▸ **The request**:
Print, word for word, every line from the beginning of the listing up to and including the line with "var sectorValues = [34, 21, 15, 11, 19];". Pictures are to be excluded.

-- start of Collected material --

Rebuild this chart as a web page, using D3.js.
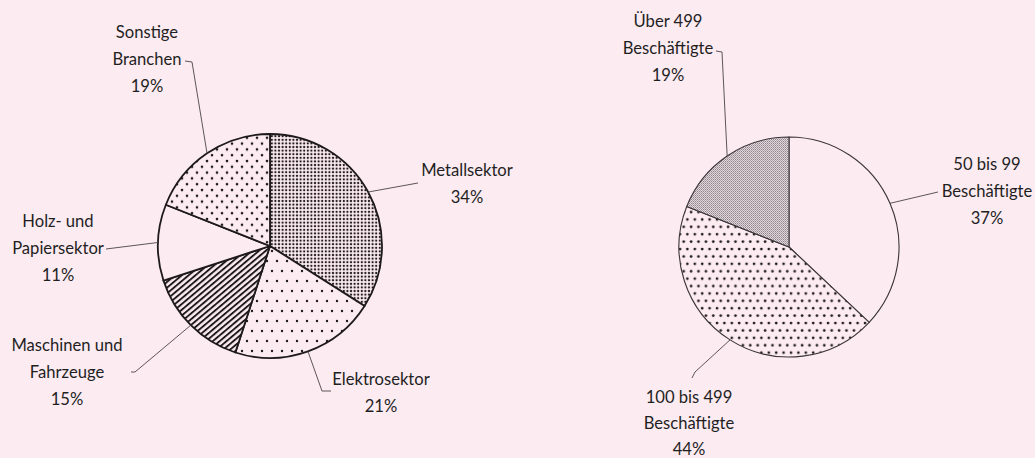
<!DOCTYPE html>
<html>
  <head>
    <meta charset="utf-8">
    <title>Pie charts</title>
    <script src="https://cdnjs.cloudflare.com/ajax/libs/d3/7.8.5/d3.min.js" charset="utf-8"></script>
    <style>
      body { margin: 0; background: #fcebf1; }
      text { font-family: Lato, "Noto Sans", sans-serif; font-size: 16.6px; fill: #1f1f1f; }
    </style>
  </head>
  <body>
    <div id="chart"></div>
    <script>

// left pie: Branchen
var sectorNames = [["Metallsektor"], ["Elektrosektor"], ["Maschinen und", "Fahrzeuge"],
                   ["Holz- und", "Papiersektor"], ["Sonstige", "Branchen"]];
var sectorValues = [34, 21, 15, 11, 19];

// right pie: Betriebsgroesse
var sizeNames = [["50 bis 99", "Beschäftigte"], ["100 bis 499", "Beschäftigte"],
                 ["Über 499", "Beschäftigte"]];
var sizeValues = [37, 44, 19];

var W = 1035, H = 458, BG = "#fcebf1";

var svg = d3.select("#chart").append("svg")
    .attr("width", W).attr("height", H);

svg.append("rect").attr("width", W).attr("height", H).attr("fill", BG);

var defs = svg.append("defs");

function dotPattern (id, w, h, pts, r) {
    var p = defs.append("pattern").attr("id", id)
	.attr("patternUnits", "userSpaceOnUse")
	.attr("width", w).attr("height", h);
    p.append("rect").attr("width", w).attr("height", h).attr("fill", BG);
    pts.forEach(function(d) {
	p.append("circle").attr("cx", d[0]).attr("cy", d[1]).attr("r", r).attr("fill", "#1e1a1c");
    });
}

dotPattern("dense", 3.6, 3.6, [[1.8, 1.8]], 1.15);
dotPattern("sparse", 10, 20, [[2, 5], [7, 15]], 1.2);
dotPattern("medium", 10, 11.6, [[2, 2], [7, 7.8]], 1.3);
dotPattern("medium2", 7.4, 14.8, [[2, 2], [5.7, 9.4]], 1.35);

var st = defs.append("pattern").attr("id", "stripes")
    .attr("patternUnits", "userSpaceOnUse")
    .attr("width", 4.4).attr("height", 4.4)
    .attr("patternTransform", "rotate(-40)");
st.append("rect").attr("width", 4.4).attr("height", 4.4).attr("fill", BG);
st.append("rect").attr("width", 4.4).attr("height", 1.9).attr("fill", "#1e1a1c");

var gr = defs.append("pattern").attr("id", "grey")
    .attr("patternUnits", "userSpaceOnUse")
    .attr("width", 2).attr("height", 2);
gr.append("rect").attr("width", 2).attr("height", 2).attr("fill", "#e2d8de");
gr.append("rect").attr("width", 1).attr("height", 1).attr("fill", "#8d8388");
gr.append("rect").attr("x", 1).attr("y", 1).attr("width", 1).attr("height", 1).attr("fill", "#aaa0a5");

/*
 * one pie with labels and leader lines
 */
function drawPie (opt) {
    var pie = d3.pie().sort(null).value(function(d) { return d; });
    var arcs = pie(opt.values);
    var arc = d3.arc().innerRadius(0).outerRadius(opt.r);
    var edge = d3.arc().innerRadius(opt.r).outerRadius(opt.r);

    var g = svg.append("g").attr("transform", "translate(" + opt.cx + "," + opt.cy + ")");
    g.selectAll("path.slice").data(arcs).enter().append("path")
	.attr("class", "slice")
	.attr("d", arc)
	.attr("fill", function(d, i) { return opt.fills[i]; })
	.attr("stroke", opt.stroke)
	.attr("stroke-width", opt.sw)
	.attr("stroke-linejoin", "round");

    arcs.forEach(function(d, i) {
	var c = edge.centroid(d);
	var pts = [[opt.cx + c[0], opt.cy + c[1]]].concat(opt.labels[i].leader);
	svg.append("path")
	    .attr("d", d3.line()(pts))
	    .attr("fill", "none")
	    .attr("stroke", "#4a4448")
	    .attr("stroke-width", 0.9);

	var lab = opt.labels[i];
	var lines = opt.names[i].concat([opt.values[i] + "%"]);
	var t = svg.append("text").attr("text-anchor", "middle");
	lines.forEach(function(s, k) {
	    t.append("tspan").attr("x", lab.x).attr("y", lab.y + k * (lab.dy || 27)).text(s);
	});
    });
}

drawPie({
    cx: 270, cy: 246, r: 112, stroke: "#1e1a1c", sw: 1.8,
    values: sectorValues, names: sectorNames,
    fills: ["url(#dense)", "url(#sparse)", "url(#stripes)", BG, "url(#medium)"],
    labels: [
	{x: 467, y: 176, leader: [[418, 183]]},
	{x: 381, y: 385, leader: [[322, 391], [331, 391]]},
	{x: 67, y: 351, leader: [[135, 372], [131, 372]]},
	{x: 58, y: 227, leader: [[106, 249]]},
	{x: 147, y: 38, leader: [[192, 62], [185, 61]]}
    ]
});

drawPie({
    cx: 789, cy: 247, r: 110, stroke: "#3a3438", sw: 1.1,
    values: sizeValues, names: sizeNames,
    fills: [BG, "url(#medium2)", "url(#grey)"],
    labels: [
	{x: 987, y: 170, leader: [[938, 192]]},
	{x: 689, y: 403, dy: 26, leader: [[695, 372], [692, 378]]},
	{x: 668, y: 27, leader: [[722, 52], [716, 51]]}
    ]
});

    </script>
  </body>
</html>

-- end of Collected material --

▸ **Task output**:
Rebuild this chart as a web page, using D3.js.
<!DOCTYPE html>
<html>
  <head>
    <meta charset="utf-8">
    <title>Pie charts</title>
    <script src="https://cdnjs.cloudflare.com/ajax/libs/d3/7.8.5/d3.min.js" charset="utf-8"></script>
    <style>
      body { margin: 0; background: #fcebf1; }
      text { font-family: Lato, "Noto Sans", sans-serif; font-size: 16.6px; fill: #1f1f1f; }
    </style>
  </head>
  <body>
    <div id="chart"></div>
    <script>

// left pie: Branchen
var sectorNames = [["Metallsektor"], ["Elektrosektor"], ["Maschinen und", "Fahrzeuge"],
                   ["Holz- und", "Papiersektor"], ["Sonstige", "Branchen"]];
var sectorValues = [34, 21, 15, 11, 19];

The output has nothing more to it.